As illustrative and non-limiting examples of the polymer usable to form the shell of the micro-capsules containing heptafluoro-iso-butyronitrile, on can cite polytetrafluoroethylene, polyethylene, polystyrene, urea-formaldehyde, polyurethane, 1H,1H,2H,2H-perfluorodecyl acrylate cross-linked with ethylene glycol diacrylate, starch, maltodextrin, arabic gum, gelatin, polyvinyl alcohol, ethyl cellulose and sodium alginate.

Depending on the micro-encapsulation protocol implemented to prepare the micro-capsules containing heptafluoro-iso-butyronitrile, the latter can be used in a gaseous form or in a liquid form or even can be liquefied during the micro-encapsulation protocol. Whether the heptafluoro-iso-butyronitrile is gaseous or liquid in the micro-capsules thus prepared, it will be or become liquid in the composition comprising the fluorocarbon polymer matrix, as already explained.

In the particular composition from which the middle portion and the two end portions of the electric arc-blast nozzle are obtained, the micro-capsules containing liquid heptafluoro-iso-butyronitrile are in a proportion by weight lying in the range 0.1% to 30%, relative to the total weight of the composition.

It should be noted that, in the highest values of said range, the density of the micro-capsules inside the fluorocarbon polymer matrix is such that, inside the plasma, the density of gaseous heptafluoro-iso-butyronitrile can locally increase. This is beneficial for breaking and insulation performances, without increasing significantly the global % of heptafluoro-iso-butyronitrile, due to dilution effect in the whole volume of the breaker.

The particular composition from which the middle portion and the two end portions of the electric arc-blast nozzle are obtained also comprises one or more inorganic filler(s). The one skilled in the art knows different types of inorganic fillers usually present in the material for an electric arc-blast nozzle.

This or these inorganic filler(s) may be selected from the group consisting of oxides, fluorides, sulfides, graphite, mica, glass, ceramics and mixtures thereof.

As particular examples of oxides which can be used as inorganic fillers in the composition implemented in the present invention, one can cite manganese oxide (MnO₂), cobalt oxide (CoO, CoO₂), copper oxide (CuO), vanadium pentoxide (V₂O₅), nickel oxide (NiO), iron oxide (Fe₂O₃), rhodium oxide (Rh₂O₃), ruthenium oxide (RuO₂), tin oxide (SnO₂), molybdenum oxide (MoO₂), titanium dioxide (TiO₂), aluminium oxide (Al₂O₃), cobalt aluminum oxide (Al₂CoO₄), niobium(III) oxide (Nb₂O₃), barium titanate (BaTiO₃), silicon dioxide (SiO₂), phosphorus oxide (V) (P₂O₅), zinc oxide (ZnO) and bismuth oxide (Bi₂O₃).

As particular example of fluorides which can be used as inorganic fillers in the composition implemented in the present invention, one can cite calcium fluoride (CaF₂).

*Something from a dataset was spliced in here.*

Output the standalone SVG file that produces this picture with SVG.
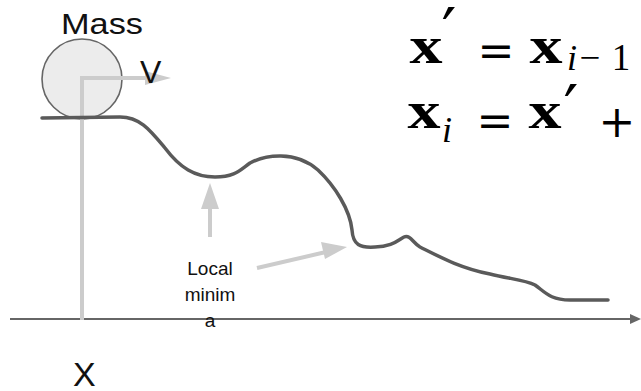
<svg xmlns="http://www.w3.org/2000/svg" width="641" height="391" viewBox="0 0 641 391">
<style>
.lbl{font-family:"Liberation Sans",Arial,sans-serif;fill:#111}
.bx{font-family:"Liberation Serif","Times New Roman",serif;font-weight:bold;font-size:52px;fill:#000;text-anchor:middle}
.op{font-family:"DejaVu Serif",serif;font-size:44px;fill:#000;text-anchor:middle}
.pr{font-family:"DejaVu Serif",serif;font-size:66px;fill:#000;text-anchor:middle}
.sub{font-family:"Liberation Serif","Times New Roman",serif;font-style:italic;font-size:36px;fill:#000;text-anchor:middle}
.subn{font-family:"Liberation Serif","Times New Roman",serif;font-size:37px;fill:#000;text-anchor:middle}
.g{stroke:#cccccc;stroke-width:4;fill:none}
.gh{fill:#cccccc}
</style>
<rect width="641" height="391" fill="#fff"/>
<g id="mass">
  <circle cx="82" cy="79" r="40" fill="#ececec" stroke="#666" stroke-width="1.6"/>
  <text class="lbl" x="61" y="34" font-size="30" textLength="82" lengthAdjust="spacingAndGlyphs">Mass</text>
</g>
<g id="connectors">
  <line x1="10" y1="319" x2="632" y2="319" stroke="#666" stroke-width="2"/>
  <polygon points="641,319 630,314 630,324" fill="#666"/>
  <polyline class="g" points="82,320 82,78 147,78"/>
  <polygon class="gh" points="171,78 145,71 145,85"/>
  <line class="g" x1="210" y1="237" x2="210" y2="206"/>
  <polygon class="gh" points="210,183 201,209 219,209"/>
  <line class="g" x1="257" y1="268" x2="326" y2="252"/>
  <polygon class="gh" points="347,247 321,242 325,259"/>
</g>
<g id="landscape">
  <path d="M42 118 L120 117 C140 117 150 130 165 148 C180 168 195 177 215 177 C235 177 240 170 250 163 C265 155 295 150 318 170 C335 186 350 210 352 230 C353 245 360 248 375 247 C392 247 398 240 404 237 C410 234 413 243 420 247 C440 257 460 268 490 274 C510 279 525 280 535 285 C545 292 550 300 570 300 L608 300" fill="none" stroke="#5a5a5a" stroke-width="3.5" stroke-linecap="round"/>
</g>
<g id="velocity">
  <text class="lbl" x="140" y="83" font-size="32">V</text>
</g>
<g id="local-minima">
  <text class="lbl" font-size="19" text-anchor="middle"><tspan x="210" y="275">Local</tspan><tspan x="210" y="301">minim</tspan><tspan x="210" y="327">a</tspan></text>
</g>
<g id="x-label">
  <text class="lbl" x="73" y="386" font-size="34">X</text>
</g>
<g id="formula">
  <text class="bx" x="426" y="63" textLength="33" lengthAdjust="spacingAndGlyphs">x</text>
  <text class="pr" x="449" y="55">′</text>
  <text class="op" x="496" y="66" textLength="37" lengthAdjust="spacingAndGlyphs">=</text>
  <text class="bx" x="546" y="63" textLength="33" lengthAdjust="spacingAndGlyphs">x</text>
  <text class="sub" x="572" y="70">i</text>
  <text class="subn" x="590" y="70">−</text>
  <text class="subn" x="621" y="70">1</text>
  <text class="bx" x="424" y="128" textLength="33" lengthAdjust="spacingAndGlyphs">x</text>
  <text class="sub" x="447" y="142">i</text>
  <text class="op" x="495" y="136" textLength="37" lengthAdjust="spacingAndGlyphs">=</text>
  <text class="bx" x="545" y="128" textLength="33" lengthAdjust="spacingAndGlyphs">x</text>
  <text class="pr" x="571" y="132">′</text>
  <text class="op" x="617" y="137" font-size="62">+</text>
</g>
</svg>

As particular examples of sulfides which can be used as inorganic fillers in the composition implemented in the present invention, one can cite calcium fluoride molybdenum disulfide (MoS₂), antimony pentasulfide (Sb₂S₅) and stibnite (Sb₂S₃).

As particular example of ceramics which can be used as inorganic fillers in the composition implemented in the present invention, one can cite boron nitride (BN).

In the particular composition from which the middle portion and the two end portions of the electric arc-blast nozzle are obtained, the inorganic filler(s) are advantageously selected in the group consisting of MoO₂, TiO₂, SiO₂, CaF₂ and MoS₂.

In the particular composition from which the middle portion and the two end portions of the electric arc-blast nozzle are obtained, the inorganic filler(s) is/are in a proportion by weight lying in the range 0.1% to 30%, relative to the total weight of the composition.

The dielectric material that forms the middle portion and the two end portions of the electric arc-blast nozzle is obtained from a composition comprising a fluorocarbon polymer matrix, at least one inorganic filler and micro-capsules of liquid heptafluoro-iso-butyronitrile.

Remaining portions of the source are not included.